"The Psychology of Inequality"
Researchers find that much of the damage done by being poor comes from feeling poor.
By Elizabeth Kolbert 15 Jan 2018
"Keith Payne, a psychologist, remembers the exact moment when he learned he was poor. He was in fourth grade, standing in line in the cafeteria of his elementary school, in western Kentucky. Payne didn’t pay for meals—his family’s income was low enough that he qualified for free school lunch—and normally the cashier just waved him through. But on this particular day there was someone new at the register, and she asked Payne for a dollar twenty-five, which he didn’t have. He was mortified. Suddenly, he realized that he was different from the other kids, who were walking around with cash in their pockets."
"Feeling poor, meanwhile, has consequences that go well beyond feeling. People who see themselves as poor make different decisions, and, generally, worse ones. "
The research is complex, but important. Money, by itself, does not raise people from poverty of put people in a middle class state of mind.
"The tax bill recently approved by Congress directs, in ways both big and small, even more gains to the country’s plutocrats. Supporters insist that the measure will generate so much prosperity that the poor and the middle class will also end up benefitting. But even if this proves true—and all evidence suggests that it will not—the measure doesn’t address the real problem. It’s not greater wealth but greater equity that will make us all feel richer."
I do not expect Congress to read or understand the research. I expect Congress to go for the low hanging fruit, the easy way out - just cut budgets and welfare rolls.
Ryan channels Reagan on welfare . . . . mean spirited, foolish, unchristian, and wrong.
Most people are good and honest people.
Social programs are not pure socialism.
Empathy is OK, and is not communism.
Reaching out with a helping hand it the true ideal Christianity.
"Work requirements in welfare reform actually work"
By Rea S. Hederman Jr., opinion contributor — 01/12/18 01:30 PM EST 635The views expressed by contributors are their own and not the view of The Hill
http://thehill.com/opinion/finance/368725-work-requirements-in-welfare-reform-actually-work
"When President Bill Clinton William signed welfare reform into law, many critics warned of impending calamity for welfare recipients. Individuals on welfare would be unable to comply with work requirements and would face dire poverty. These critics underestimated the ability of welfare recipients to find work and stay employed.

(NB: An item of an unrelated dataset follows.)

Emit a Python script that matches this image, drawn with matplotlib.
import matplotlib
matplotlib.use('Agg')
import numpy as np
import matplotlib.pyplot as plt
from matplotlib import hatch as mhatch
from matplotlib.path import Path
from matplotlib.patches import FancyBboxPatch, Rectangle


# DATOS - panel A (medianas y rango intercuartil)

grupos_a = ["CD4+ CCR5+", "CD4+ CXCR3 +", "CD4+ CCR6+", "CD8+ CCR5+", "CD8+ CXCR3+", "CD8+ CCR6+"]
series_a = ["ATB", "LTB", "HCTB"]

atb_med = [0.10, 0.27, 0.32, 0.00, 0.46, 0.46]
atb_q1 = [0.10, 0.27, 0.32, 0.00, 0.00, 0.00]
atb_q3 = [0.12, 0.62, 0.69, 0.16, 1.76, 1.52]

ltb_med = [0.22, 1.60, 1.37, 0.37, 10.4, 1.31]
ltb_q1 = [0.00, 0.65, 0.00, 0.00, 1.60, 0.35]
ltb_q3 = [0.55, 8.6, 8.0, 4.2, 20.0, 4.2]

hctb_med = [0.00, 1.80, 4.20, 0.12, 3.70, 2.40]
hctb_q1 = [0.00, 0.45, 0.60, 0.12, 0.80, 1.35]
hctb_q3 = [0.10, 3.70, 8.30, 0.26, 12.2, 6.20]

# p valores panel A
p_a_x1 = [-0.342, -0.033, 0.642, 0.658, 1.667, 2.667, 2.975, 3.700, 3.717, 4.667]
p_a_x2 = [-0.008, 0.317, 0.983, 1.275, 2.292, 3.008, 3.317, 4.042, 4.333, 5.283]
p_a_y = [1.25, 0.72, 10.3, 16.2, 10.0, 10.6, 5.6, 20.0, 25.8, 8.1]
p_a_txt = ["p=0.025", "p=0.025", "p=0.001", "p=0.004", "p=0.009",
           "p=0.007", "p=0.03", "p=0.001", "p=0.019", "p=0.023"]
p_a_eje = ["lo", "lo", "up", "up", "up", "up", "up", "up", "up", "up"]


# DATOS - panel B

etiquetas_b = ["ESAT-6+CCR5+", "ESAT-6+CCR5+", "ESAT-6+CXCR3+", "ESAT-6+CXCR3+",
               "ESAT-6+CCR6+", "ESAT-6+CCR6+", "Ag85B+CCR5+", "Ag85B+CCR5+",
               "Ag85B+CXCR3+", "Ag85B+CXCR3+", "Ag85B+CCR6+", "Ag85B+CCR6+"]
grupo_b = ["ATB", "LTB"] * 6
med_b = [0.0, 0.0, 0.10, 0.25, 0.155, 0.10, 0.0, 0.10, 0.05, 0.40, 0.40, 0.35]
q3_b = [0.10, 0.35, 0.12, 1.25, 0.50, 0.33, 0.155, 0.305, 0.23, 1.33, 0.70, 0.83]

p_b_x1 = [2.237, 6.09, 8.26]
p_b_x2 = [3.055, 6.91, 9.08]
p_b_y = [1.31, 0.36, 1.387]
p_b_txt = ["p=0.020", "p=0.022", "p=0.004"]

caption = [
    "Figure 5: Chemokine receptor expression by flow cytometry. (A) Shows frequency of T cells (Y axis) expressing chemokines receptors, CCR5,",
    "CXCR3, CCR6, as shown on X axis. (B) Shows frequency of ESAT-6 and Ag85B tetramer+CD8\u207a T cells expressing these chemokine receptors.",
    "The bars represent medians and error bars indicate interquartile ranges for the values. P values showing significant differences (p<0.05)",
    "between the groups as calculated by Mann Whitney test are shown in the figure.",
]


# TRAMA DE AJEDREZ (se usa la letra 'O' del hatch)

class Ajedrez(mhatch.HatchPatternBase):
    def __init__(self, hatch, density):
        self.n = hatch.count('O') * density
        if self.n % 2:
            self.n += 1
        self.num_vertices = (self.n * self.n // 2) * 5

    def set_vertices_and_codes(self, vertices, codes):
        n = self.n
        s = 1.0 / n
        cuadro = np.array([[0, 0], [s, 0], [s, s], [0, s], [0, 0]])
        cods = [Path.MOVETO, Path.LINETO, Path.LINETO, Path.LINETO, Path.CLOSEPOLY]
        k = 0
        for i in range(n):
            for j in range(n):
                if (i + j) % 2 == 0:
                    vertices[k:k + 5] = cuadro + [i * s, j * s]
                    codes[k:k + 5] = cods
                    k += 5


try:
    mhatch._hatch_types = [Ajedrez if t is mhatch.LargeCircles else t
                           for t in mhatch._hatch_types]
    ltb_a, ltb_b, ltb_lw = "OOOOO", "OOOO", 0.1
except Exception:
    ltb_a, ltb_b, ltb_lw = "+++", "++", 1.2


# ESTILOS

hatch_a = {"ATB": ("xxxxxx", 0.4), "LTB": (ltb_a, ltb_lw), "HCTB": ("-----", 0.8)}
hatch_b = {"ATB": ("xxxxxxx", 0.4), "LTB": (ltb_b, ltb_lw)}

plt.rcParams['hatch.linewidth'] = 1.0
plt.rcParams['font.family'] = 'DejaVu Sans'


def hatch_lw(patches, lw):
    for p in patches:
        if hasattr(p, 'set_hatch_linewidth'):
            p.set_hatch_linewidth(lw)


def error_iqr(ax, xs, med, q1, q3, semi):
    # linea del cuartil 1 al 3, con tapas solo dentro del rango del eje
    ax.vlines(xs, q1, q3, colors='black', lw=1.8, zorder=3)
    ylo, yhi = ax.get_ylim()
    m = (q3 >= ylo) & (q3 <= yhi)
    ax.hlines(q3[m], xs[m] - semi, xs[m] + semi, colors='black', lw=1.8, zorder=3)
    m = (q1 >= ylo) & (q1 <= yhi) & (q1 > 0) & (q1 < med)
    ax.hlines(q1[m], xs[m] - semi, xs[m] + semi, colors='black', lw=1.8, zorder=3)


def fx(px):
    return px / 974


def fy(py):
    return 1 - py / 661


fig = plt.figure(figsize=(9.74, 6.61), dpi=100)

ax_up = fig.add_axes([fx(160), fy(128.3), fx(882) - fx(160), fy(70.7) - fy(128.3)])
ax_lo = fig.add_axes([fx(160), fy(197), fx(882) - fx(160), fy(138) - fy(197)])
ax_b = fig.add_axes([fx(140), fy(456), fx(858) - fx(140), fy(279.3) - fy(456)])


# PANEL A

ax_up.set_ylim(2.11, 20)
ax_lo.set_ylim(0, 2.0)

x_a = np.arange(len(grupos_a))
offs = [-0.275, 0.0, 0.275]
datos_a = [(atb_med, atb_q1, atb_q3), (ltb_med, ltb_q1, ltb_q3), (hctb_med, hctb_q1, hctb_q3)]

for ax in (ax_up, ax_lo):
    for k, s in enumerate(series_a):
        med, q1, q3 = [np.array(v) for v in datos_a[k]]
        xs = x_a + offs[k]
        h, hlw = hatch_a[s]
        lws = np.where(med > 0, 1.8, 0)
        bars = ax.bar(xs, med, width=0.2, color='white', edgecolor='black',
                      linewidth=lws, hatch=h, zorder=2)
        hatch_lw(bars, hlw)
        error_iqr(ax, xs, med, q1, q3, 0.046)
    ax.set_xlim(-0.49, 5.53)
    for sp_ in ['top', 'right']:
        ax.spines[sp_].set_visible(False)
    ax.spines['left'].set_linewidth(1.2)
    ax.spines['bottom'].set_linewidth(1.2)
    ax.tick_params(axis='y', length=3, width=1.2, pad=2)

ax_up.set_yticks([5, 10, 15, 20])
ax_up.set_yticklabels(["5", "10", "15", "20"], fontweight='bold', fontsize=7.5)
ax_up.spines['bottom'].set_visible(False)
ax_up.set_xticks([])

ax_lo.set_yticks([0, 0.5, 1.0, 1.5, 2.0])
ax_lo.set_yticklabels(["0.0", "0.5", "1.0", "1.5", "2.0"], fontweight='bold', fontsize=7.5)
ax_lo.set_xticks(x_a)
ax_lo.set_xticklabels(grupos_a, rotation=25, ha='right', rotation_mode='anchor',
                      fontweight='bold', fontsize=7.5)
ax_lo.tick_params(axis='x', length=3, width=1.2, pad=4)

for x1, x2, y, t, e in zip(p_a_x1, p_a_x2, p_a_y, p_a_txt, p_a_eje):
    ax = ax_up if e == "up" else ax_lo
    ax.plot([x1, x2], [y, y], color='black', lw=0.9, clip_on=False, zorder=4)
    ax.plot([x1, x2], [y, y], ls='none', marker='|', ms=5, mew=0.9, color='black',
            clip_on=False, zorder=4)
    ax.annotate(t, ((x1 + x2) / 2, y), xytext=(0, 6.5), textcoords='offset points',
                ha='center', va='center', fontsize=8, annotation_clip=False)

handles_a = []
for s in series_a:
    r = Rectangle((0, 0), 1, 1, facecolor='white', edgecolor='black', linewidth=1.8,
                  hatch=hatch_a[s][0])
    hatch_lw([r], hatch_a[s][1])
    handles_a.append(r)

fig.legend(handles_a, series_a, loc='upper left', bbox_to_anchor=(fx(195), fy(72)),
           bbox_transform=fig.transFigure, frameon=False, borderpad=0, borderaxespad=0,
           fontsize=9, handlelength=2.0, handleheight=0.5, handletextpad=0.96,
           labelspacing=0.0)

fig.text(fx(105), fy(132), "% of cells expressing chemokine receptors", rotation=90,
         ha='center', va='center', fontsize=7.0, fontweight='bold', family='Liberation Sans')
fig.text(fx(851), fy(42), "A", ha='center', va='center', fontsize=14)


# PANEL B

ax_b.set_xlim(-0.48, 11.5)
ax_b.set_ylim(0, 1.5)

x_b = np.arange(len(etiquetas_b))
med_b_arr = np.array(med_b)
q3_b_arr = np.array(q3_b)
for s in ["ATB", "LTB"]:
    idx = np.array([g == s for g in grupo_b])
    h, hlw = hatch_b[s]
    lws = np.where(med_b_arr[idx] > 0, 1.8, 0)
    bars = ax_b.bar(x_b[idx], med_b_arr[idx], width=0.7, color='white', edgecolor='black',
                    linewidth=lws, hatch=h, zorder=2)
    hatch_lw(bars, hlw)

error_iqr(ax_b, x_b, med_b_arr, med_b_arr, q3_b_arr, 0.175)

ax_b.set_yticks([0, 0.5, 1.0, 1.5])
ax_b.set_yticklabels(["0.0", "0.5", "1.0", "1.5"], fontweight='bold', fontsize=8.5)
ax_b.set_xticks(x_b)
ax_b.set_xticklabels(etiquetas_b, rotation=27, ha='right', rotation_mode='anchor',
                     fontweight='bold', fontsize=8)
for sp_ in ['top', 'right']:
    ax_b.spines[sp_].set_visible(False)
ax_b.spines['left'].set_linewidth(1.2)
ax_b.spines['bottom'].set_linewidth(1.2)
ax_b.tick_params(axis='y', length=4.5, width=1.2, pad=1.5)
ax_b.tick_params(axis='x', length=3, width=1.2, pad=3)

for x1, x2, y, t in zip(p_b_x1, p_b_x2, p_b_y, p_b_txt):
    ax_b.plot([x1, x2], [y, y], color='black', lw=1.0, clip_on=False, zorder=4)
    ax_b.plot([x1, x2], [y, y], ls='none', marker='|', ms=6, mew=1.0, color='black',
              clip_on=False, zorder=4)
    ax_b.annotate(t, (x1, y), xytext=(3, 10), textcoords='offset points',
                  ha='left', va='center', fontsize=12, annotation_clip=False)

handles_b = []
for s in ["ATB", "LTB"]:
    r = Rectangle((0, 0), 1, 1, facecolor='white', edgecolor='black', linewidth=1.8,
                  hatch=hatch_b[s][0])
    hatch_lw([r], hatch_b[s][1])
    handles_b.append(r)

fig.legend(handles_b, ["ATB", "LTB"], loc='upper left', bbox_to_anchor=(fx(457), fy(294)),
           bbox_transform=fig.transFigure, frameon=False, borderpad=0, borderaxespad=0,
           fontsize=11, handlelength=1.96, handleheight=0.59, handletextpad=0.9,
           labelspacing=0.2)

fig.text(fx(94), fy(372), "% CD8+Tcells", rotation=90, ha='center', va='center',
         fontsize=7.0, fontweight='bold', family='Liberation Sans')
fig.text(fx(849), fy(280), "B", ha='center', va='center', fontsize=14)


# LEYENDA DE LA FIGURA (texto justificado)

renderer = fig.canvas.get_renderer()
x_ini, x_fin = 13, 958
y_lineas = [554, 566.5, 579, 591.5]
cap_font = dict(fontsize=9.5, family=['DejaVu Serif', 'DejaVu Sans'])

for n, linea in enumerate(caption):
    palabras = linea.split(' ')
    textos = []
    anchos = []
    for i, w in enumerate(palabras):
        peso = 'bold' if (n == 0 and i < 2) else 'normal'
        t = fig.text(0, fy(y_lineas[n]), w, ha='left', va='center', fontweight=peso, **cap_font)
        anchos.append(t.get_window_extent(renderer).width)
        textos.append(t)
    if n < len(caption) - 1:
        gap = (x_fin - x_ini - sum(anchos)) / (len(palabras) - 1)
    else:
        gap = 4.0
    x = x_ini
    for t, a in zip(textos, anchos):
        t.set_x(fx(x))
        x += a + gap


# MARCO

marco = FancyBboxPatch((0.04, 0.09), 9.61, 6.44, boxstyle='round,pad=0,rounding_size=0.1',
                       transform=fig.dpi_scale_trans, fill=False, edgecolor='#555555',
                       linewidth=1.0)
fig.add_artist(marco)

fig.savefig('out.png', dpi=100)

Today, the debate is over the amount of gains welfare recipients who returned to work made, not whether or not they fell into dire poverty. Many recipients, particularly women, made large strides in the work force and increased their family income by work. It appears, this debate is going to be repeated, this time over Medicaid work requirements."
"After all these years, ‘welfare reform’ is the same racist dog whistle it always was"
By Jared Bernstein 8 Jan 2018
"I recently posted a piece on this page asking people, including those in the media, to avoid euphemisms, or, as columnist Michael Hiltzik calls them, “weasel words.” When conservative politicians say they want to “reform welfare” or “fix” or “overhaul” Medicare, nutritional assistance (SNAP, formerly food stamps), and so on, they mean they want to cut them, and there’s no reason to facilitate their misleading language.
But a number of people have pointed out that the problem with the phrase “welfare reform” isn’t just that “reform” means “cut.” It’s the coded racism in the word “welfare.” Those people are correct."
Correcting myths and cynical misconceptions.
"What are the relevant facts? Though minorities are often disproportionately represented, most recipients of anti-poverty support are white. Most adult, able-bodied poor people work or look for work, as you can’t begin to support a family on safety-net programs. SNAP (nutritional support) pays $1.40 per meal! Medicaid provides health coverage, not income with which you can pay rent or child care. More than half of households with a non-disabled, working-age adult receiving food support work in the paid labor market; 82 percent worked in the year before or will do so in the year after getting SNAP; 87 percent for families with kids. And, for the record, we shouldn’t be surprised to see unemployed people on SNAP or Medicaid. That’s what the safety net is supposed to be there for — to catch economically vulnerable people amid market failures.
But surely these low-income programs are an increasing source of our fiscal stress? Not so. Outside of health care, which has its own set of problems, spending on low-income programs is at its historical level of just above 2 percent of GDP, and it’s slated to soon fall below that average."
Here the bottom line of scary . . .
"it is not the scope or depth of the safety net that’s troubling the nation. In fact, such social protections are much slimmer here than in other advanced nations. It’s not SNAP, Medicaid, immigration or low-income minorities taking things away from low-income whites that’s holding back America.
It’s the ignoring of facts like those noted above, it’s the lies of the president, it’s that horrifying interview I just heard with CNN’s Jake Tapper and White House policy adviser Stephen Miller, it’s the faux populist forgetter-in-chief phonily going on about the “forgotten men and women,” it’s the least representative Congress of my lifetime (and I’m old). Everything else is dangling the keys, and I, for one, will not be distracted."
Tweety's base will support him until he shoots them dead.